I'm sorry to hear that you are going through this.
My friend group is amazing but does not understand how debilitating my visual impairment can be.
I still remember I sent a clip of my eyes moving to my best friend and it took him around two weeks to respond, a lot of people honestly can't handle my situation due to how raw it can be physically.
If they don't allow you to vent then I wouldn't consider them friends.
A lot of people want you to care 100% about their situation but when it comes to your personal struggles they take zero initiative and do not really care.
I would consult with a professional and stick to yourself, people change up often and are not reliable in my experience.
Felt this. Sounds advice.
I have been isolated for years now, it started with a mental health incident that put me in jail during covid. I was supposed to go to a mental health facility. However I got lost in the Covid BS and also contracted Covid inside the jail and received no treatment for anything. My meds were taken etc.. I was treated terribly. I was a a 34 year old disabled mom, whom had never even been in trouble with the law. Separated at the time and dedicating myself to my sons.

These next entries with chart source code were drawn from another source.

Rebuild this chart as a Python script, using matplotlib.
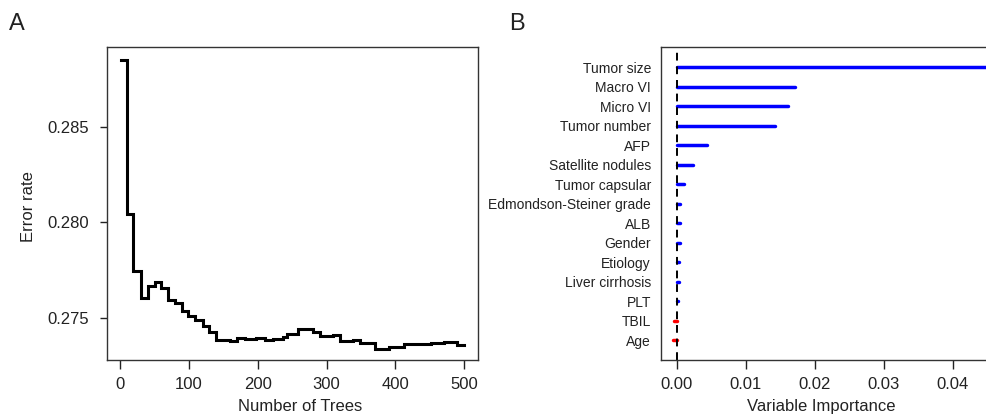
import matplotlib
matplotlib.use("Agg")
import matplotlib.pyplot as plt
import numpy as np

plt.rcParams['font.family'] = ['Liberation Sans', 'DejaVu Sans']

# Panel A: OOB error rate vs number of trees (step change points)
trees = [1, 10, 19, 30, 40, 51, 60, 69, 80, 90, 99, 109, 120, 129, 140, 160, 170,
         182, 197, 211, 222, 237, 242, 259, 281, 291, 310, 320, 339, 349, 371, 390,
         412, 451, 470, 489, 500]
error_rate = [0.28853, 0.28042, 0.27745, 0.27604, 0.27665, 0.27689, 0.27654, 0.27595,
              0.27577, 0.27537, 0.27510, 0.27488, 0.27458, 0.27428, 0.27386, 0.27379,
              0.27396, 0.27388, 0.27392, 0.27386, 0.27390, 0.27400, 0.27414, 0.27441,
              0.27428, 0.27405, 0.27410, 0.27379, 0.27382, 0.27370, 0.27335, 0.27347,
              0.27361, 0.27367, 0.27372, 0.27356, 0.27356]
a_xticks = [0, 100, 200, 300, 400, 500]
a_yticks = [0.275, 0.280, 0.285]

# Panel B: variable importance (top to bottom)
variables = ["Tumor size", "Macro VI", "Micro VI", "Tumor number", "AFP",
             "Satellite nodules", "Tumor capsular", "Edmondson-Steiner grade", "ALB",
             "Gender", "Etiology", "Liver cirrhosis", "PLT", "TBIL", "Age"]
importance = [0.0450, 0.01716, 0.01619, 0.01426, 0.00445, 0.00232, 0.00112, 0.00054,
              0.00050, 0.00045, 0.00040, 0.00030, 0.00025, -0.00035, -0.00055]
b_xticks = [0.00, 0.01, 0.02, 0.03, 0.04]

W, H = 986, 420
fig = plt.figure(figsize=(W / 100, H / 100), dpi=100)

spine_col = '#333333'
txt_col = '#222222'

# ---- Panel A ----
axA = fig.add_axes([107 / W, 1 - 360 / H, (478 - 107) / W, (360 - 47.5) / H])
axA.plot(trees, error_rate, drawstyle='steps-post', color='black', lw=2.2,
         solid_joinstyle='miter')
axA.set_xlim(-19, 520)
axA.set_ylim(0.27279, 0.28916)
axA.set_xticks(a_xticks)
axA.set_yticks(a_yticks)
axA.set_yticklabels([f"{v:.3f}" for v in a_yticks])
axA.tick_params(axis='both', labelsize=12, colors=txt_col, width=1)
axA.tick_params(axis='x', length=6.5, pad=6)
axA.tick_params(axis='y', length=5, pad=8)
for s in axA.spines.values():
    s.set_color(spine_col)
    s.set_linewidth(1)
axA.set_xlabel("Number of Trees", fontsize=12, color=txt_col)
axA.xaxis.set_label_coords(0.52, -0.125)
axA.set_ylabel("Error rate", fontsize=12, color=txt_col)
axA.yaxis.set_label_coords(-0.192, 0.49)

# ---- Panel B ----
axB = fig.add_axes([660.7 / W, 1 - 360 / H, (997.6 - 660.7) / W, (360 - 47.5) / H])
n = len(variables)
ypos = np.arange(n, 0, -1)
for yv, val in zip(ypos, importance):
    col = '#0000FF' if val >= 0 else '#FF0000'
    axB.plot([0, val], [yv, yv], color=col, lw=2.5, solid_capstyle='round')
axB.axvline(0, color='black', lw=1.4, ls=(0, (4, 3)))
axB.set_xlim(-0.00232, 0.0465)
axB.set_ylim(0, 16)
axB.set_yticks(ypos)
axB.set_yticklabels(variables)
axB.set_xticks(b_xticks)
axB.set_xticklabels([f"{v:.2f}" for v in b_xticks])
axB.tick_params(axis='y', length=0, pad=7, labelsize=10, colors=txt_col)
axB.tick_params(axis='x', length=6.5, pad=6, labelsize=12, colors=txt_col, width=1)
for s in axB.spines.values():
    s.set_color(spine_col)
    s.set_linewidth(1)
axB.spines['right'].set_visible(False)
axB.set_xlabel("Variable Importance", fontsize=12, color=txt_col)
axB.xaxis.set_label_coords(0.476, -0.125)

fig.text(17 / W, 1 - 24 / H, "A", fontsize=17, ha='center', va='center', color=txt_col)
fig.text(517 / W, 1 - 24 / H, "B", fontsize=17, ha='center', va='center', color=txt_col)

fig.savefig("out.png", dpi=100)
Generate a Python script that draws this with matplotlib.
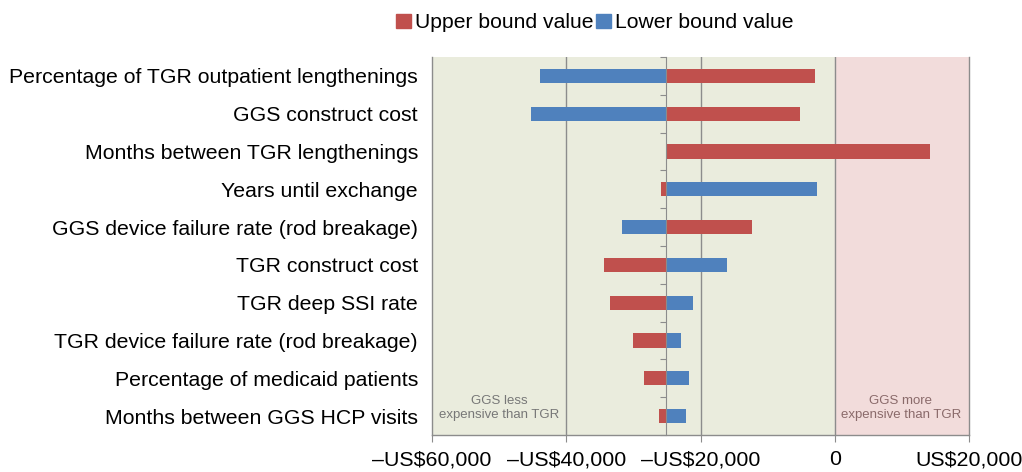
import numpy as np
import matplotlib.pyplot as plt
from matplotlib.patches import Patch
from matplotlib.ticker import FuncFormatter

plt.rcParams['font.family'] = ['Liberation Sans', 'DejaVu Sans']

# tornado data (US$), baseline = base case incremental cost
base = -25200
params = ["Percentage of TGR outpatient lengthenings",
          "GGS construct cost",
          "Months between TGR lengthenings",
          "Years until exchange",
          "GGS device failure rate (rod breakage)",
          "TGR construct cost",
          "TGR deep SSI rate",
          "TGR device failure rate (rod breakage)",
          "Percentage of medicaid patients",
          "Months between GGS HCP visits"]
upper_vals = [-2970, -5160, 14170, -25870, -12400, -34370, -33470, -30040, -28400, -26170]
lower_vals = [-43850, -45190, -25200, -2630, -31690, -16130, -21150, -22940, -21740, -22190]
xticks = [-60000, -40000, -20000, 0, 20000]

red = '#C0504D'
blue = '#4F81BD'
grey = '#8c8c8c'

fig = plt.figure(figsize=(10.22, 4.72), dpi=100)
ax = fig.add_axes([0.4227, 0.0784, 0.5257, 0.8008])

ax.axvspan(-60000, 0, color='#EAECDD', zorder=0)
ax.axvspan(0, 20000, color='#F2DCDB', zorder=0)
for x in [-40000, -20000, 0]:
    ax.axvline(x, color=grey, lw=1, zorder=1)

y = np.arange(len(params))
h = 0.38
ax.barh(y, np.array(upper_vals) - base, left=base, height=h, color=red, zorder=3)
ax.barh(y, np.array(lower_vals) - base, left=base, height=h, color=blue, zorder=3)

ax.set_xlim(-60000, 20000)
ax.set_ylim(len(params) - 0.5, -0.5)
ax.set_xticks(xticks)
ax.xaxis.set_major_formatter(FuncFormatter(
    lambda v, p: '0' if v == 0 else ('–US$' if v < 0 else 'US$') + f'{abs(int(v)):,}'))
ax.tick_params(axis='x', length=5, color=grey, labelsize=15.4, pad=6)

ax.set_yticks(y)
ax.set_yticklabels(params)
ax.tick_params(axis='y', length=0, labelsize=15.3, pad=10)

ax.spines['top'].set_visible(False)
for s in ['left', 'right', 'bottom']:
    ax.spines[s].set_color(grey)
    ax.spines[s].set_linewidth(1)

# baseline axis with category separators
ax2 = ax.twinx()
ax2.set_ylim(ax.get_ylim())
for s in ['top', 'right', 'bottom']:
    ax2.spines[s].set_visible(False)
ax2.spines['left'].set_position(('data', base))
ax2.spines['left'].set_color(grey)
ax2.yaxis.set_ticks_position('left')
ax2.set_yticks(np.arange(len(params) + 1) - 0.5)
ax2.set_yticklabels([])
ax2.tick_params(axis='y', length=4, color=grey, direction='out')
ax2.set_zorder(ax.get_zorder() + 1)
ax2.patch.set_visible(False)

ax.text(-50000, 8.79, 'GGS less\nexpensive than TGR', ha='center', va='center',
        fontsize=9.5, color='#777777', linespacing=1.25, zorder=4)
ax.text(9800, 8.79, 'GGS more\nexpensive than TGR', ha='center', va='center',
        fontsize=9.5, color='#8a6a6a', linespacing=1.25, zorder=4)

handles = [Patch(color=red, label='Upper bound value'),
           Patch(color=blue, label='Lower bound value')]
fig.legend(handles=handles, loc='upper center', bbox_to_anchor=(0.582, 1.012), ncol=2,
           frameon=False, fontsize=15.2, handlelength=0.7, handleheight=0.7,
           handletextpad=0.2, columnspacing=0.1)

fig.savefig('out.png', dpi=100)
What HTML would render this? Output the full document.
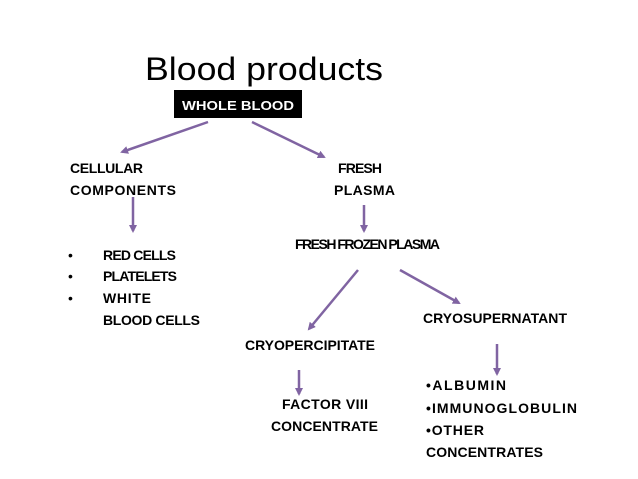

I have debilitating health issues. I was basically tortured and kept in a freezing room with no clothes or bed and lights on 24/7- no human interaction but guards throwing food in my slot or dragging me out for a nasty shower -while also being deathly ill. For months. on. end..Couldn't eat or swallow. Was puking blood up when I drank even a small amount of water. I never thought life could get worse and then that shit happened. A nightmare i dont know how I survived and sometimes think I must not have. My body was in a constant state of survival. Adrenaline dumping 24/7 while freezimg and unable to move in a bright concrete box.
There is way more to the story but I can't even go there.
I survived but didnt. You know?
I take meds, I do therapy, I care for my home and husband and sons. My animals. But I am a walking husk. I just turned 39. Ive attempted many times and been "saved" or inept.
Everyday is now a colorless, lifeless, zombie state. Im on uppers and downers and sedatives and cannabis. All to artificially keep my body somewhat going. But my mind, my spirit.... they come back to me sometimes.. but mostly I remember the feeling of being alive and feeling hope or love- but its a painful memory, I cant hardly feel anything. Now.. ive spent 4 plus years "recovering"- I cant interact with people, my older son is abusive and moved out. My husband is gone for work all the time and has never been emotionally invested and we don't even share a room
I hang on for my 13 year old son, until I feel ive prepared him enough. Then idk. Idk anymore. Its so much loss. I used to be a person, now im a ghost.. a shell. So I understand on a level so painful-the feeling of utter hopelessness, emptiness, and lack of control etc. I also cannot be a part of our current society and reality etc. Its fucking bonkers.
Im here if anyone needs to talk.
I get it. So hard.
Fuck.
It is the most painful thing to endure a body that still lives and a brain broken that wants nothing but to die or lament.
This world can be quite cruel, and most people take from you until they have used you up, then discard you.